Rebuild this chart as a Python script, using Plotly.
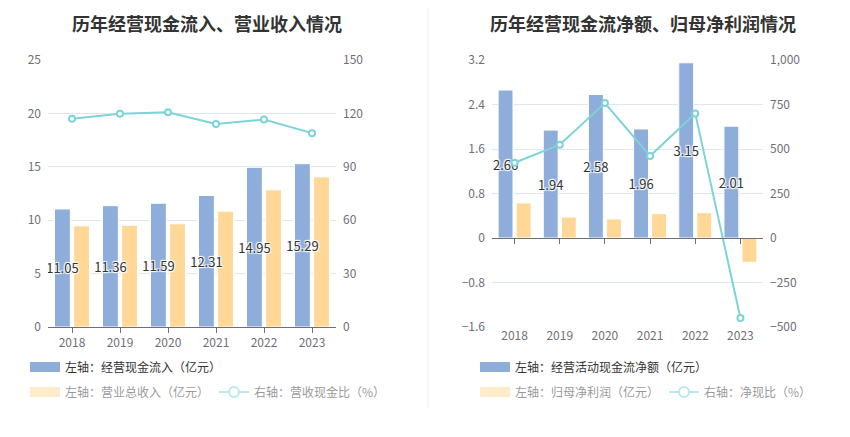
import plotly.graph_objects as go

years = ["2018", "2019", "2020", "2021", "2022", "2023"]

# 左图
cash_in = [11.05, 11.36, 11.59, 12.31, 14.95, 15.29]      # 经营现金流入（亿元）
revenue = [9.47, 9.53, 9.66, 10.84, 12.84, 14.06]         # 营业总收入（亿元）
cash_rev_ratio = [117.0, 119.8, 120.6, 114.0, 116.6, 108.9]  # 营收现金比（%）

# 右图
op_cash_net = [2.66, 1.94, 2.58, 1.96, 3.15, 2.01]        # 经营活动现金流净额（亿元）
net_profit = [0.63, 0.377, 0.342, 0.437, 0.455, -0.437]   # 归母净利润（亿元）
cash_profit_ratio = [423, 524, 758, 461, 700, -449]       # 净现比（%）

BLUE = "#8eaddb"
ORANGE = "#ffd796"
TEAL = "#7ed3d8"
AXIS = "#6e7079"
GRID = "#e0e6f1"
FONT = "Noto Sans CJK SC"

W, H = 850, 437
OFF = 8  # 页面 body 默认边距


def px_x(p):
    return (p - OFF) / W


def px_y(p):
    return 1 - (p - OFF) / H


label_font = dict(
    color="#333", size=13, family=FONT,
    shadow="1px 1px 1px #fff, -1px -1px 1px #fff, 1px -1px 1px #fff, -1px 1px 1px #fff",
)

fig = go.Figure()


def add_panel(fig, xa, xl, ya, ya2, bar1, bar1_name, bar2, bar2_name, line, line_name, lg1, lg2):
    # 橙色柱先画，蓝色柱（带标签）后画，保证标签在最上层
    fig.add_trace(go.Bar(
        x=years, y=bar2, name=bar2_name, width=0.33, offset=0.035,
        marker=dict(color=ORANGE, line=dict(color="white", width=1)),
        xaxis=xa, yaxis=ya, showlegend=False, hoverinfo="skip"))
    fig.add_trace(go.Bar(
        x=years, y=bar1, name=bar1_name, width=0.33, offset=-0.365,
        marker=dict(color=BLUE, line=dict(color="white", width=1)),
        text=[f"{v:.2f}" for v in bar1], textposition="inside", insidetextanchor="middle",
        constraintext="none", textangle=0, textfont=label_font,
        xaxis=xa, yaxis=ya, showlegend=False, hoverinfo="skip"))
    fig.add_trace(go.Scatter(
        x=years, y=line, name=line_name, mode="lines+markers",
        line=dict(color=TEAL, width=2),
        marker=dict(symbol="circle", size=6, color="white", line=dict(color=TEAL, width=2)),
        xaxis=xl, yaxis=ya2, showlegend=False, hoverinfo="skip"))
    # 图例：第一行正常，第二行淡显
    fig.add_trace(go.Scatter(x=[None], y=[None], name=bar1_name, mode="lines",
                             line=dict(color=BLUE, width=13), xaxis=xa, yaxis=ya, legend=lg1))
    fig.add_trace(go.Scatter(x=years, y=bar2, name=bar2_name, mode="lines",
                             line=dict(color=ORANGE, width=13),
                             xaxis=xa, yaxis=ya, visible="legendonly", legend=lg2))
    fig.add_trace(go.Scatter(x=years, y=line, name=line_name, mode="lines+markers",
                             line=dict(color=TEAL, width=2),
                             marker=dict(symbol="circle", size=10, color="white", line=dict(color=TEAL, width=2)),
                             xaxis=xl, yaxis=ya2, visible="legendonly", legend=lg2))


add_panel(fig, "x", "x", "y", "y2", cash_in, "左轴：经营现金流入（亿元）", revenue, "左轴：营业总收入（亿元）",
          cash_rev_ratio, "右轴：营收现金比（%）", "legend", "legend2")
add_panel(fig, "x2", "x3", "y3", "y4", op_cash_net, "左轴：经营活动现金流净额（亿元）", net_profit, "左轴：归母净利润（亿元）",
          cash_profit_ratio, "右轴：净现比（%）", "legend3", "legend4")

tick_font = dict(color=AXIS, size=12, family=FONT)
y_dom = [px_y(327), px_y(60)]
zero_pos = y_dom[0] + (y_dom[1] - y_dom[0]) * 1.6 / 4.8
legend_font = dict(size=12, color="#333", family=FONT)
cat_range = [-0.5, len(years) - 0.5]


def legend_at(xp, yp):
    return dict(x=px_x(xp), y=px_y(yp), xanchor="left", yanchor="middle", orientation="h",
                font=legend_font, bgcolor="rgba(0,0,0,0)", itemwidth=30)


fig.update_layout(
    width=W, height=H,
    margin=dict(l=0, r=0, t=0, b=0, autoexpand=False),
    paper_bgcolor="white", plot_bgcolor="white",
    barmode="overlay",
    font=dict(family=FONT, color="#333"),
    xaxis=dict(domain=[px_x(48), px_x(336)], anchor="y", type="category", range=cat_range, tickfont=tick_font,
               showline=True, linecolor=AXIS, linewidth=1, ticks="outside", ticklen=5, tickcolor=AXIS,
               showgrid=False),
    yaxis=dict(domain=y_dom, anchor="x", range=[0, 25], dtick=5, tickfont=tick_font,
               gridcolor=GRID, zeroline=False, ticklabelstandoff=6),
    yaxis2=dict(overlaying="y", anchor="x", side="right", range=[0, 150], dtick=30, tickfont=tick_font,
                showgrid=False, zeroline=False, ticklabelstandoff=6),
    xaxis2=dict(domain=[px_x(492), px_x(763)], anchor="y3", type="category", range=cat_range, tickfont=tick_font,
                showline=False, showgrid=False),
    xaxis3=dict(overlaying="x2", anchor="free", position=zero_pos, type="category", range=cat_range,
                showticklabels=False, showline=True, linecolor=AXIS, linewidth=1,
                ticks="outside", ticklen=5, tickcolor=AXIS, showgrid=False),
    yaxis3=dict(domain=y_dom, anchor="x2", range=[-1.6, 3.2], dtick=0.8, tickformat=".1~f", tickfont=tick_font,
                gridcolor=GRID, zeroline=False, ticklabelstandoff=6),
    yaxis4=dict(overlaying="y3", anchor="x2", side="right", range=[-500, 1000], dtick=250, tickformat=",",
                tickfont=tick_font, showgrid=False, zeroline=False, ticklabelstandoff=6),
    legend=legend_at(25, 367),
    legend2=legend_at(25, 392),
    legend3=legend_at(475, 367),
    legend4=legend_at(475, 392),
    showlegend=True,
)

title_font = dict(size=18, color="#333", family=FONT)
fig.add_annotation(text="<b>历年经营现金流入、营业收入情况</b>", x=px_x(207), y=1,
                   xref="paper", yref="paper", xanchor="center", yanchor="top",
                   showarrow=False, font=title_font)
fig.add_annotation(text="<b>历年经营现金流净额、归母净利润情况</b>", x=px_x(643), y=1,
                   xref="paper", yref="paper", xanchor="center", yanchor="top",
                   showarrow=False, font=title_font)
fig.add_shape(type="line", xref="paper", yref="paper", x0=px_x(428), x1=px_x(428), y0=px_y(408), y1=1,
              line=dict(color="#eeeeee", width=1))

fig.write_html("out.html")
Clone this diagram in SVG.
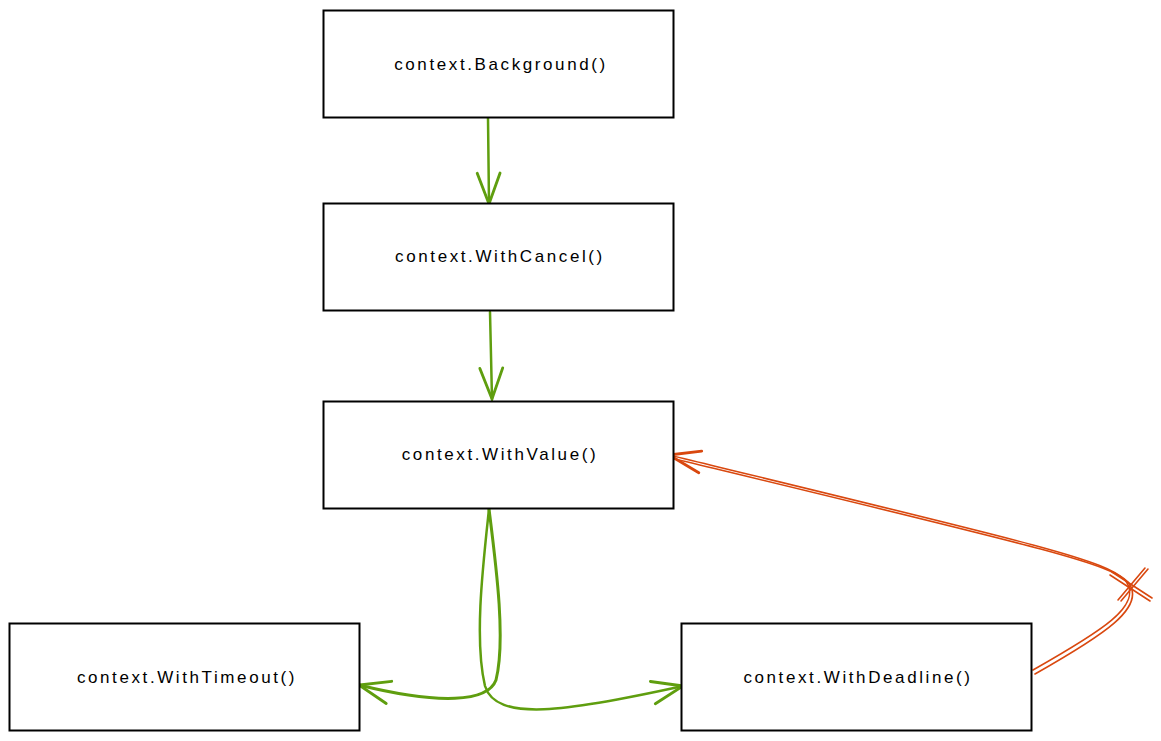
<svg xmlns="http://www.w3.org/2000/svg" width="1161" height="741" viewBox="0 0 1161 741">
<defs>
<style>
.box{fill:#fff;stroke:#000;stroke-width:2}
.lbl{font-family:"Liberation Sans",Arial,sans-serif;font-size:17px;letter-spacing:2.6px;fill:#000;text-anchor:middle;dominant-baseline:central}
.g{fill:none;stroke:#5f9e0f;stroke-width:2.5;stroke-linecap:round}
.r{fill:none;stroke:#d9480f;stroke-width:1.6;stroke-linecap:round}
</style>
<marker id="ag" markerUnits="userSpaceOnUse" markerWidth="40" markerHeight="40" refX="0" refY="0" viewBox="-30 -15 35 30" orient="auto" overflow="visible">
<path d="M-27,-10 L0,0 L-27,10" fill="none" stroke="#5f9e0f" stroke-width="2.5" stroke-linecap="round"/>
</marker>
<marker id="ar" markerUnits="userSpaceOnUse" markerWidth="40" markerHeight="40" refX="0" refY="0" viewBox="-30 -15 35 30" orient="auto" overflow="visible">
<path d="M-29,-9 L0,0 L-27,10" fill="none" stroke="#d9480f" stroke-width="2.5" stroke-linecap="round"/>
</marker>
</defs>
<rect width="1161" height="741" fill="#fff"/>
<g id="connectors">
<path class="g" d="M488,118 L489,204" marker-end="url(#ag)"/>
<path class="g" d="M490,312 L492,399" marker-end="url(#ag)"/>
<path class="g" d="M489,509 C496,565 506,640 496,680 C488,702 440,705 359,685" marker-end="url(#ag)" style="stroke-width:3"/>
<path class="g" d="M489,509 C483,565 474,640 485,686 C496,722 565,712 683,686" marker-end="url(#ag)"/>
<path class="r" d="M1033,670 C1100,632 1145,605 1125,580 C1105,560 1040,545 669,455" marker-end="url(#ar)"/>
<path class="r" d="M1035,674 C1102,636 1148,607 1128,582 C1108,563 1043,548 671,458"/>
<path class="r" d="M1118,600 L1145,568 M1121,601 L1148,569"/>
<path class="r" d="M1112,572 L1152,598 M1110,575 L1150,601"/>
</g>
<g id="n-background">
<rect class="box" x="323.5" y="10.5" width="350" height="107"/>
<text class="lbl" x="501" y="64">context.Background()</text>
</g>
<g id="n-withcancel">
<rect class="box" x="323.5" y="203.5" width="350" height="107"/>
<text class="lbl" x="500" y="256">context.WithCancel()</text>
</g>
<g id="n-withvalue">
<rect class="box" x="323.5" y="401.5" width="350" height="107"/>
<text class="lbl" x="500" y="454">context.WithValue()</text>
</g>
<g id="n-withtimeout">
<rect class="box" x="9.5" y="623.5" width="350" height="107"/>
<text class="lbl" x="187" y="677">context.WithTimeout()</text>
</g>
<g id="n-withdeadline">
<rect class="box" x="681.5" y="623.5" width="350" height="107"/>
<text class="lbl" x="858" y="677">context.WithDeadline()</text>
</g>
</svg>
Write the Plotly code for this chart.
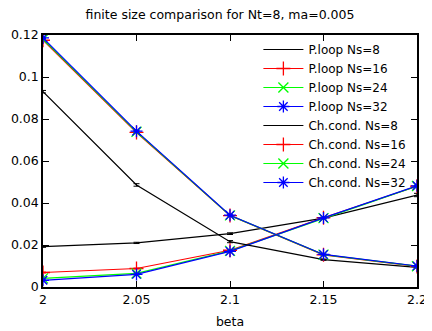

..............................

* _Written instruction_
Repeat, word for word and with no pictures, only the lines running from the beginning of the data to the line that contains "fig = go.Figure()".

* _Answer to the problem_
Rebuild this chart as a Python script, using Plotly.
import plotly.graph_objects as go

years = ["2018", "2019", "2020", "2021", "2022", "2023"]

# 左图
cash_in = [11.05, 11.36, 11.59, 12.31, 14.95, 15.29]      # 经营现金流入（亿元）
revenue = [9.47, 9.53, 9.66, 10.84, 12.84, 14.06]         # 营业总收入（亿元）
cash_rev_ratio = [117.0, 119.8, 120.6, 114.0, 116.6, 108.9]  # 营收现金比（%）

# 右图
op_cash_net = [2.66, 1.94, 2.58, 1.96, 3.15, 2.01]        # 经营活动现金流净额（亿元）
net_profit = [0.63, 0.377, 0.342, 0.437, 0.455, -0.437]   # 归母净利润（亿元）
cash_profit_ratio = [423, 524, 758, 461, 700, -449]       # 净现比（%）

BLUE = "#8eaddb"
ORANGE = "#ffd796"
TEAL = "#7ed3d8"
AXIS = "#6e7079"
GRID = "#e0e6f1"
FONT = "Noto Sans CJK SC"

W, H = 850, 437
OFF = 8  # 页面 body 默认边距


def px_x(p):
    return (p - OFF) / W


def px_y(p):
    return 1 - (p - OFF) / H


label_font = dict(
    color="#333", size=13, family=FONT,
    shadow="1px 1px 1px #fff, -1px -1px 1px #fff, 1px -1px 1px #fff, -1px 1px 1px #fff",
)

fig = go.Figure()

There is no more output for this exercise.